SINOPSE
Quando D. Henrique
ordenou que suas caravelas partissem em busca de
cristãos e especiarias, estavam lançadas as sementes
da cultura de uma raça que floresceu em todo o
continente americano, principalmente no Brasil.
Com o decorrer dos
séculos, o contato entre brancos e negros não só
delineou, a geografia física e humana das Américas
como se constituiu na primeira tomada de consciência
da unidade do planeta.
1888 teve e tem ainda
razões de sobra para inquietar o Brasil de 1998.
Trazidos pelo vendo da História, os negros gozam de
"liberdade" há mais de um século, trabalham em
diferentes setores, produzem, enriquecem o país,
entretanto, por outro lado, são mal remunerados, têm
acesso difícil à instrução intelectual e apresentam
expectativa de vida menor quando comparados à média
da população.
Caminhando para o
final do século XX, o Brasil ruma ao terceiro
milênio com uma triste herança, marcada por uma
sociedade escravocrata com imensa dúvida social e,
com isso, reascende a discussão da participação e
dos direitos da raça negra.
MAMA ÁFRICA
O vencedor se ergue na
escuridão. O guerreiro conserva as raízes de sua
cultura. O espírito produz milagres de fé. O
semblante é alegre por natureza.
Isso é Ser Negro!
Ao contrário da
América onde a presença do homem é recente, a África
guarda vestígios de vida humana que datam cerca de
dois milhões de anos. Além disso, o continente
africano nunca esteve isolado: as populações
berberes e os califas da região norte participavam
do comércio mediterrâneo desde tempos imemoriais.
Estes impérios
situavam-se na região sudanesa, ao sul do Saara, um
dos mais importantes pólos comerciais da África.
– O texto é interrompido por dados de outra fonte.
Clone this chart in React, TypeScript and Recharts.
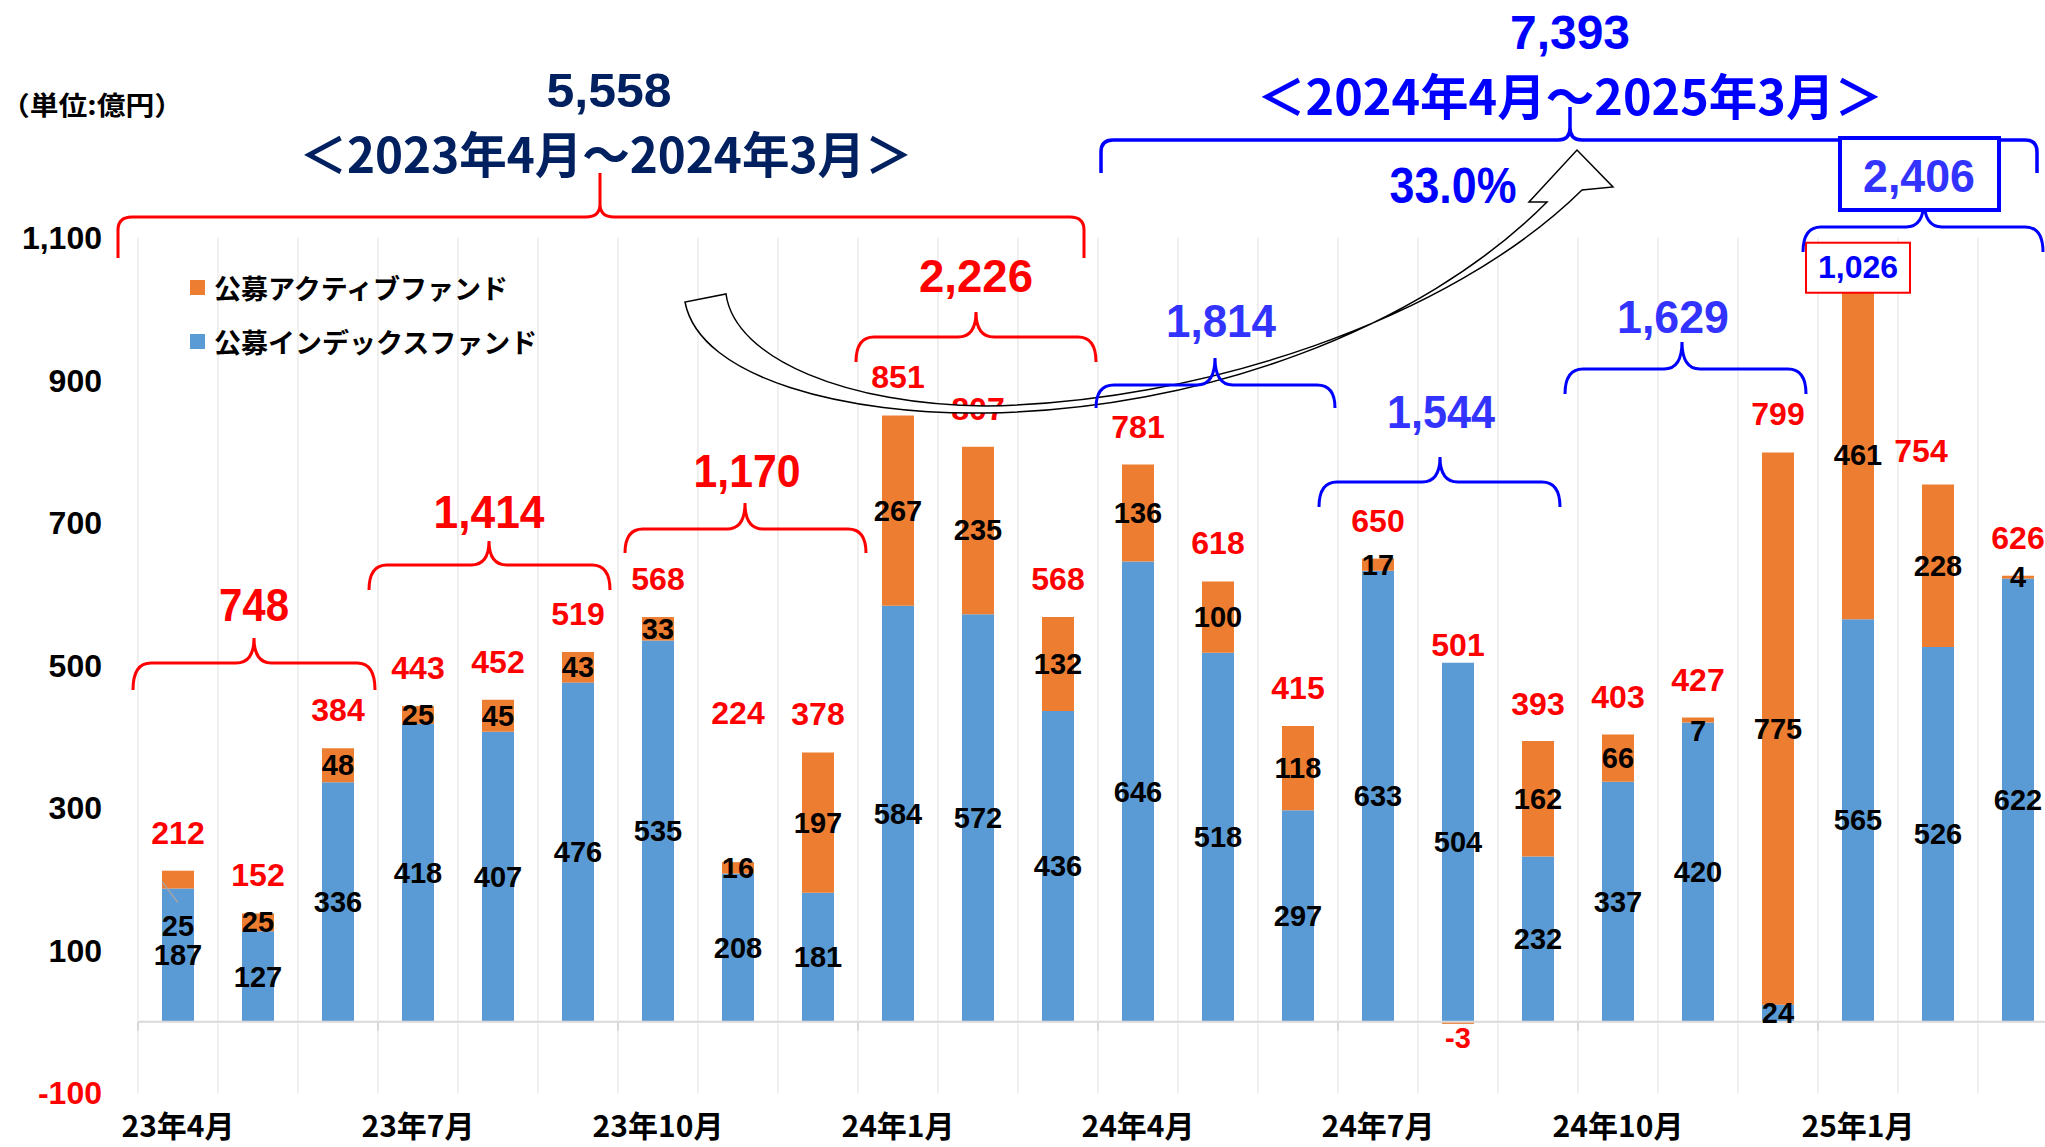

Gana, o "Eldorado Negro", era o mais antigo deles e
seu desenvolvimento atingiu o auge no século VIII.
Naquele período funcionava como centro de trocas
entre o mundo norte-africano e as populações negras
das savanas carregadas de ouro em pó.
Em conflito
permanente, foram impérios efêmeros. Porém, todos
eles voltaram-se para a prática do comércio
transariano e asseguraram a progressiva difusão da
cultura muçulmana entre as populações da região do
Golfo da Guiné.
Ao sul das savanas
formaram-se os reinos Iorubá (Nagô) - cuja
população, trazida como escrava, introduziria o
candomblé no Brasil - e de Benim, famoso por seus
trabalhos em ferro e bronze. Ignorada pelo Ocidente,
a arte da África negra só passou a ser valorizada no
século XX, quando influenciou o movimento cubista na
Europa. Antes disso, ainda no século XV, quando o
infante Dom Henrique ordenou que suas caravelas
fossem levadas pelo vento à Guiné, em busca de
cristãos e especiarias, estavam lançadas as sementes
da gênese americana e brasileira.
Com o passar dos
séculos, o contato entre brancos e negros não
somente formou a geografia física e humana das
Américas, como se constituiu na primeira tomada de
consciência da unidade do planeta.
Caminhando para o
final do século XX, o Brasil ruma ao terceiro
milênio com uma triste herança marcada por uma
sociedade escravocrata com imensa dúvida social e,
com isso, reascende a discussão da participação e
dos direitos da raça negra.
Apesar do tamanho, a
população negra ainda é minoria em números
absolutos. Quando se analisa índices socioeconômico,
a verdade é mais cruel: de cada 10 brasileiros, 4
são negros e para cada 10 pobres temos 6 negros. Sob
o ponto de vista da economia convencional, a
explicação se apóia no fato de que os negros
entraram em um círculo vicioso, segundo o qual "são
pobres porque não estudam e não estudam porque são
pobres". O drama nacional da pobreza coloca no mesmo
barco brancos e negros, "quase negros e quase
brancos", como diria Caetano Veloso.
A música também já
mostrou o preconceito velado do povo brasileiro. Há
mais de 50 anos Lamartine Babo cantava "como a cor
não pega mulata, eu quero o seu amor". Mas a força
desta raça tem superado barreiras desde a assinatura
da Lei Áurea.
Se o ato abolicionista
significou uma felicidade momentânea, não se pode
falar o mesmo da alegria natural do negro, que paira
para além da História. A liberdade conquistada em
1888 tem sido reafirmada a cada dia, e como nos
ideais dos verdadeiros abolicionistas, a cada dia as
raízes desta cultura se traduzem na cultura
brasileira. O espírito guerreiro traz as raízes de
sua cultura e produz milagres de fé.
No Carnaval, a maior
festa do povo brasileiro, a democracia racial se
instala como que num instante ideal, produzindo o
que se desejou em 1888 e o que o espírito guerreiro
carrega e reivindica com força e alegria em 1998.